Explicit Codes Minimizing Repair Bandwidth for Distributed Storage

We consider the setting of data storage across n nodes in a distributed manner. A data collector (DC) should be able to reconstruct the entire data by connecting to any k out of the n nodes and downloading all the data stored in them. When a node fails, it has to be regenerated back using the existing nodes. In a recent paper, Wu et al. have obtained an information theoretic lower bound for the repair bandwidth. Also, there has been additional interest in storing data in systematic form as no post processing is required when DC connects to k systematic nodes. Because of their preferred status there is a need to regenerate back any systematic node quickly and exactly. Replacement of a failed node by an exact replica is termed Exact Regeneration.In this paper, we consider the problem of minimizing the repair bandwidth for exact regeneration of the systematic nodes.
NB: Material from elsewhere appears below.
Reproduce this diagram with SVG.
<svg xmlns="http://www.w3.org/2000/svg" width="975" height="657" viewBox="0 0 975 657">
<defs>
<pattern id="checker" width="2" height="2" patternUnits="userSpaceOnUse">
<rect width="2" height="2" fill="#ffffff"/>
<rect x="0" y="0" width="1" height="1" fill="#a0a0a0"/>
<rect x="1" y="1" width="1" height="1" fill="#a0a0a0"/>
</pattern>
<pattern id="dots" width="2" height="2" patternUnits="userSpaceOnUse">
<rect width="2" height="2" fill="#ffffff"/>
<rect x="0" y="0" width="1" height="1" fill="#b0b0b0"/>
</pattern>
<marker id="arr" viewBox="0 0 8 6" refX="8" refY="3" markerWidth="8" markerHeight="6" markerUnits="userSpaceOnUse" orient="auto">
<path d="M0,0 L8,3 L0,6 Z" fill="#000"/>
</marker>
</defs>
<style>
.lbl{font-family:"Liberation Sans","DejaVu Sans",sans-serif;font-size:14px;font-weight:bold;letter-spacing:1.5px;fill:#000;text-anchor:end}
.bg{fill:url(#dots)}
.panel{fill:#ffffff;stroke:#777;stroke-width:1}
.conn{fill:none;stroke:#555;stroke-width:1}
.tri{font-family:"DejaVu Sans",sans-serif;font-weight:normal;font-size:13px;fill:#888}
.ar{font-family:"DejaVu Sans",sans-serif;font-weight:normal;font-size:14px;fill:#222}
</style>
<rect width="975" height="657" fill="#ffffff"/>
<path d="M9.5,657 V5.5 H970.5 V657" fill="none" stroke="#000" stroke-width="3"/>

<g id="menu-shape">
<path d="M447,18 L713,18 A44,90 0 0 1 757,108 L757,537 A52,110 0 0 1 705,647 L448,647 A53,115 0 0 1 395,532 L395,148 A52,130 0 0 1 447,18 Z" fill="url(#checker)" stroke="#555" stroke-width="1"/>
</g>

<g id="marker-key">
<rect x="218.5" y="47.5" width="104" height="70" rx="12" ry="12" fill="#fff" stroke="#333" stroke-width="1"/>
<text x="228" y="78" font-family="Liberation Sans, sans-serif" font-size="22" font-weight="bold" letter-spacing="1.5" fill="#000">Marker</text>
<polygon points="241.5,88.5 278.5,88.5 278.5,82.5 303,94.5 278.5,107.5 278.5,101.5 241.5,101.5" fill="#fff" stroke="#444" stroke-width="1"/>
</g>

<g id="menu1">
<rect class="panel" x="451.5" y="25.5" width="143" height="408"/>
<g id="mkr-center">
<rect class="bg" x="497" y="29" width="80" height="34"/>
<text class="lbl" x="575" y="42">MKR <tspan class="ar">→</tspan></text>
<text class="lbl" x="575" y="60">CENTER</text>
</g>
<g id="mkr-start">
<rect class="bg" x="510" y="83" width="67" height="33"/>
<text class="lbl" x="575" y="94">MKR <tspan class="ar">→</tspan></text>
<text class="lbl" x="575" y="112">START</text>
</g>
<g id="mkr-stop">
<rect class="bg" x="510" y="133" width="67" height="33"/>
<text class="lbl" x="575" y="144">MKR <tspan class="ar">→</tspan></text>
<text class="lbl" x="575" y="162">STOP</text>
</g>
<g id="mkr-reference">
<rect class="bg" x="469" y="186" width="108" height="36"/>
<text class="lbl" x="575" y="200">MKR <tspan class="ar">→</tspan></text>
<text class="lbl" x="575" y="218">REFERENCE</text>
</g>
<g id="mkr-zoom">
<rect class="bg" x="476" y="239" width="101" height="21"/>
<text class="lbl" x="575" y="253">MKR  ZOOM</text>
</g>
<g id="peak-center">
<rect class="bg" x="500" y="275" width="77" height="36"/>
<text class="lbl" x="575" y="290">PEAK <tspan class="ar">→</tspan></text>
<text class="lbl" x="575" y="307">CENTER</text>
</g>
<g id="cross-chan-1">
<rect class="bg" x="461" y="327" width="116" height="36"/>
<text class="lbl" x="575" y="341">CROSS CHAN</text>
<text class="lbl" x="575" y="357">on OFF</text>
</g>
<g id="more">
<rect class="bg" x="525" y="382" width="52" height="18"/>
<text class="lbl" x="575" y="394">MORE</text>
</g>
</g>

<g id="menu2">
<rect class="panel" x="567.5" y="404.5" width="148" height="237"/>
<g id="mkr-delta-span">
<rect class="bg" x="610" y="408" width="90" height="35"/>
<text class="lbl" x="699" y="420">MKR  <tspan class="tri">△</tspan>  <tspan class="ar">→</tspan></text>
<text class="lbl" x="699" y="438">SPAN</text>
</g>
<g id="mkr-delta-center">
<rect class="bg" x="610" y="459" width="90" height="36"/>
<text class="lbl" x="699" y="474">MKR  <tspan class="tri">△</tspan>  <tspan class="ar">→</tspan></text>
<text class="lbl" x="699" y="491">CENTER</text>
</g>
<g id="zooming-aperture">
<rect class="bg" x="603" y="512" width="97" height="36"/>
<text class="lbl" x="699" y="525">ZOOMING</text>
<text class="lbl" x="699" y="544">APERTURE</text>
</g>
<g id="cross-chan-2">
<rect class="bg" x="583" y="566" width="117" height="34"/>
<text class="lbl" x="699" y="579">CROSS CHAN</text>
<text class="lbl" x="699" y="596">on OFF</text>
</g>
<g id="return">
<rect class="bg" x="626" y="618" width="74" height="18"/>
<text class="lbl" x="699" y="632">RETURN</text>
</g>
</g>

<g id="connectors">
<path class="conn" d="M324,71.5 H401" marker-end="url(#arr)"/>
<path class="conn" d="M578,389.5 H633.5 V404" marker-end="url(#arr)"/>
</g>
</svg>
The file to be stored is of size B and each node can store alpha = B/k units of data. A failed systematic node is regenerated by downloading beta units of data each from d existing nodes. We give a lower bound for the repair bandwidth for exact regeneration of the systematic nodes which matches with the bound given by Wu et al. For d >= 2k-1 we give an explicit code construction which minimizes the repair bandwidth when the existing k-1 systematic nodes participate in the regeneration. We show the existence and construction of codes that achieve the bound for d >= 2k-3. Here we also establish the necessity of interference alignment. We prove that the bound is not achievable for d <= 2k-4 when beta=1. We also give a coding scheme which can be used for any d and k, which is optimal for d >= 2k-1.